**WRITTEN REQUEST**
Find each line with the string "matplotlib" and report it.

-=-=-

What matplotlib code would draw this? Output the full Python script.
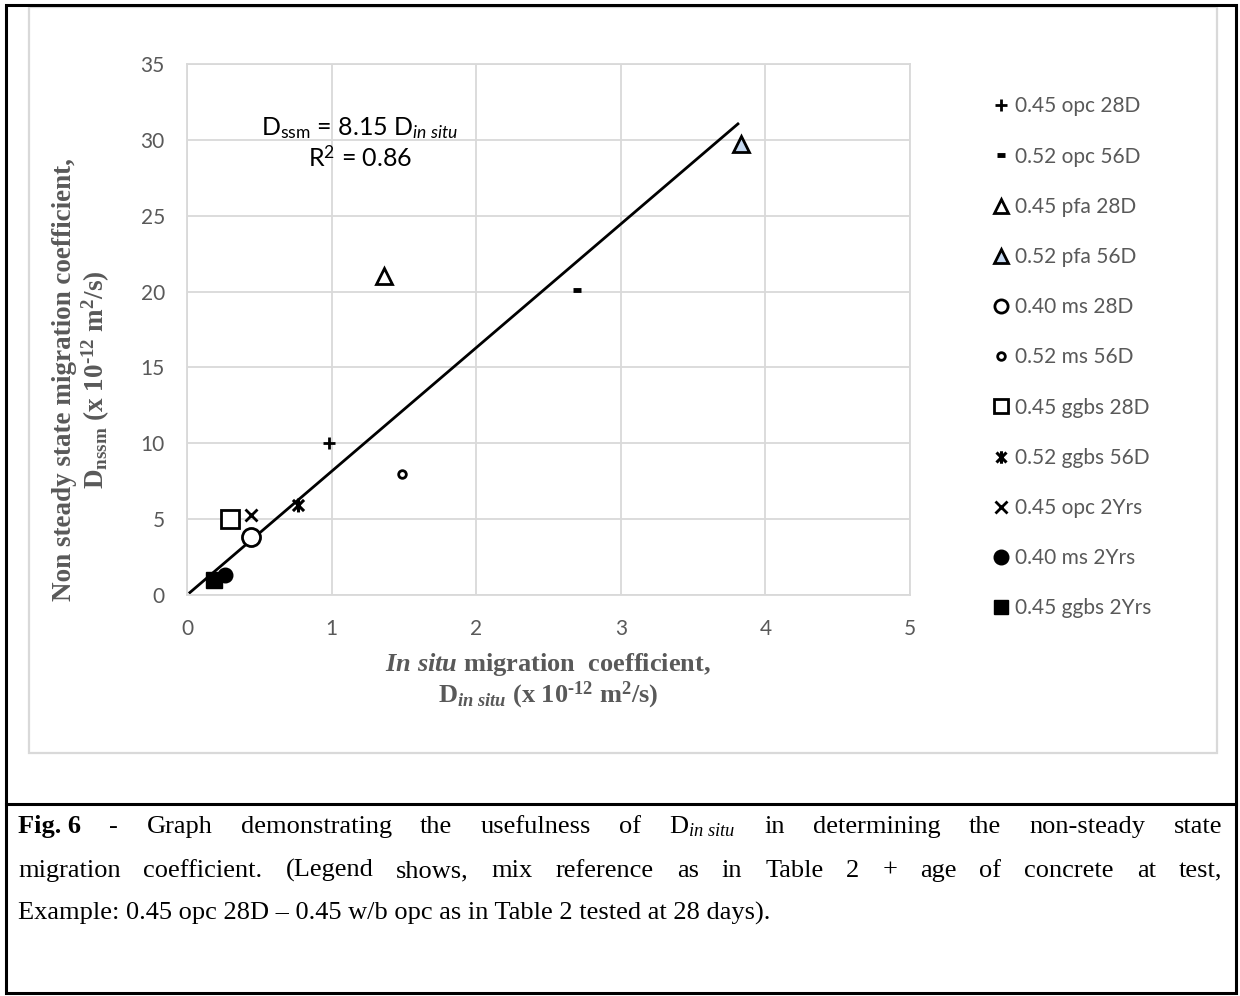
import matplotlib
matplotlib.use('Agg')
import matplotlib.pyplot as plt
import numpy as np
from matplotlib.lines import Line2D
from matplotlib.path import Path
from matplotlib.patches import Rectangle

# mathtext slots: serif bold for axis labels, Lato for the equation box
plt.rcParams['mathtext.fontset'] = 'custom'
plt.rcParams['mathtext.rm'] = 'Liberation Serif:bold'
plt.rcParams['mathtext.it'] = 'Liberation Serif:italic:bold'
plt.rcParams['mathtext.bf'] = 'Liberation Serif:italic'   # caption subscript
plt.rcParams['mathtext.sf'] = 'Lato'
plt.rcParams['mathtext.tt'] = 'Lato:italic'

# data
mixes = ['0.45 opc 28D', '0.52 opc 56D', '0.45 pfa 28D', '0.52 pfa 56D',
         '0.40 ms 28D', '0.52 ms 56D', '0.45 ggbs 28D', '0.52 ggbs 56D',
         '0.45 opc 2Yrs', '0.40 ms 2Yrs', '0.45 ggbs 2Yrs']
d_insitu = [0.98, 2.70, 1.36, 3.83, 0.44, 1.49, 0.30, 0.77, 0.44, 0.26, 0.19]
d_nssm = [10.0, 20.1, 21.0, 29.7, 3.8, 8.0, 5.0, 5.9, 5.3, 1.3, 1.0]
slope = 8.15
r_squared = 0.86
trend_range = [0.02, 3.81]

W, H = 1240, 996
grey = '#595959'
grid_c = '#d9d9d9'

star = Path([(-1, -1), (1, 1), (-1, 1), (1, -1), (0, -1.25), (0, 1.25)],
            [Path.MOVETO, Path.LINETO] * 3)

# marker, plot size, legend size, face colour, edge width
styles = [
    ('+', 9, 9, 'none', 2.0),
    ('_', 6, 6, 'none', 3.5),
    ('^', 11, 10, 'white', 2.0),
    ('^', 11, 10, '#c6d9f1', 2.0),
    ('o', 13, 9.5, 'white', 2.0),
    ('o', 5.5, 5.5, 'white', 2.0),
    ('s', 12.5, 10, 'white', 2.0),
    (star, 10, 9, 'none', 2.2),
    ('x', 8.5, 8.5, 'none', 2.0),
    ('o', 10.5, 10.5, 'black', 1.0),
    ('s', 12, 10, 'black', 1.0),
]

fig = plt.figure(figsize=(W / 100, H / 100), dpi=100)
ax = fig.add_axes([187 / W, 1 - 595 / H, 723 / W, 531 / H])

xs = np.array(trend_range)
ax.plot(xs, slope * xs, color='black', lw=2, zorder=2)

handles = []
for i, (m, ms, lms, fc, mew) in enumerate(styles):
    ax.plot(d_insitu[i], d_nssm[i], ls='none', marker=m, ms=ms, mfc=fc,
            mec='black', mew=mew, zorder=3)
    handles.append(Line2D([], [], ls='none', marker=m, ms=lms, mfc=fc,
                          mec='black', mew=mew))

ax.set_xlim(0, 5)
ax.set_ylim(0, 35)
ax.set_xticks(range(0, 6))
ax.set_yticks(range(0, 36, 5))
ax.grid(True, color=grid_c, lw=1.3)
ax.set_axisbelow(True)
for s in ax.spines.values():
    s.set_color(grid_c)
    s.set_linewidth(1.3)
ax.tick_params(length=0, labelsize=15, labelcolor=grey)
ax.tick_params(axis='x', pad=17)
ax.tick_params(axis='y', pad=16)
for lab in ax.get_xticklabels() + ax.get_yticklabels():
    lab.set_family('Lato')

# regression equation
ax.text(0.239, 0.879, r'D$_{\mathsf{ssm}}$ = %.2f D$_{\mathtt{in\ situ}}$' % slope,
        transform=ax.transAxes, ha='center', va='center', fontsize=18,
        family='Lato', color='black')
ax.text(0.239, 0.823, r'R$^{\mathsf{2}}$ = %.2f' % r_squared,
        transform=ax.transAxes, ha='center', va='center', fontsize=18,
        family='Lato', color='black')

# axis titles
fig.text(82 / W, 1 - 380 / H,
         'Non steady state migration coefficient,\n'
         'D$_{\\mathrm{nssm}}$ (x 10$^{\\mathrm{\u201012}}$ m$^{\\mathrm{2}}$/s)',
         rotation=90, ha='center', va='center', multialignment='center',
         fontsize=19.5, family='Liberation Serif', weight='bold', color=grey,
         linespacing=1.1)
fig.text(548 / W, 1 - 681 / H,
         '$\\mathit{In\\ situ}$ migration  coefficient,\n'
         'D$_{\\mathit{in\\ situ}}$ (x 10$^{\\mathrm{\u201012}}$ m$^{\\mathrm{2}}$/s)',
         ha='center', va='center', multialignment='center',
         fontsize=19, family='Liberation Serif', weight='bold', color=grey,
         linespacing=1.1)

fig.legend(handles, mixes, loc='upper left', bbox_to_anchor=(980 / W, 1 - 86 / H),
           frameon=False, borderpad=0, handlelength=1.0, handletextpad=0.2,
           labelspacing=1.45, prop={'family': 'Lato', 'size': 15},
           labelcolor=grey)

# frames
fig.add_artist(Rectangle((29 / W, 1 - 753 / H), (1217 - 29) / W, (753 - 7) / H,
                         transform=fig.transFigure, fill=False, ec=grid_c, lw=1.6))
fig.add_artist(Rectangle((6 / W, 1 - 993 / H), (1236 - 6) / W, (993 - 5) / H,
                         transform=fig.transFigure, fill=False, ec='black', lw=2.2))
fig.add_artist(Line2D([6 / W, 1236 / W], [1 - 804 / H, 1 - 804 / H],
                      transform=fig.transFigure, color='black', lw=2.2))

# caption, first two lines justified
cap_size = 19
line1 = [('Fig. 6', 'bold'), ('-', 'normal'), ('Graph', 'normal'),
         ('demonstrating', 'normal'), ('the', 'normal'), ('usefulness', 'normal'),
         ('of', 'normal'), (r'D$_{\mathbf{in\ situ}}$', 'normal'), ('in', 'normal'),
         ('determining', 'normal'), ('the', 'normal'), ('non-steady', 'normal'),
         ('state', 'normal')]
line2 = [(w, 'normal') for w in
         'migration coefficient. (Legend shows, mix reference as in Table 2 + age of concrete at test,'.split(' ')]
line3 = 'Example: 0.45 opc 28D \u2013 0.45 w/b opc as in Table 2 tested at 28 days).'

left, right = 18, 1222


def justify(tokens, y):
    texts = [fig.text(left / W, 1 - y / H, w, ha='left', va='baseline',
                      fontsize=cap_size, family='Liberation Serif', weight=wt)
             for w, wt in tokens]
    fig.canvas.draw()
    r = fig.canvas.get_renderer()
    widths = [t.get_window_extent(r).width for t in texts]
    gap = (right - left - sum(widths)) / (len(texts) - 1)
    x = left
    for t, w in zip(texts, widths):
        t.set_x(x / W)
        x += w + gap


justify(line1, 833)
justify(line2, 877)
fig.text(left / W, 1 - 920 / H, line3, ha='left', va='baseline',
         fontsize=cap_size, family='Liberation Serif')

fig.savefig('out.png', dpi=100)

-=-=-

**SOLUTION TO THIS EXERCISE**
What matplotlib code would draw this? Output the full Python script.
import matplotlib
matplotlib.use('Agg')
import matplotlib.pyplot as plt
from matplotlib.lines import Line2D
from matplotlib.path import Path
from matplotlib.patches import Rectangle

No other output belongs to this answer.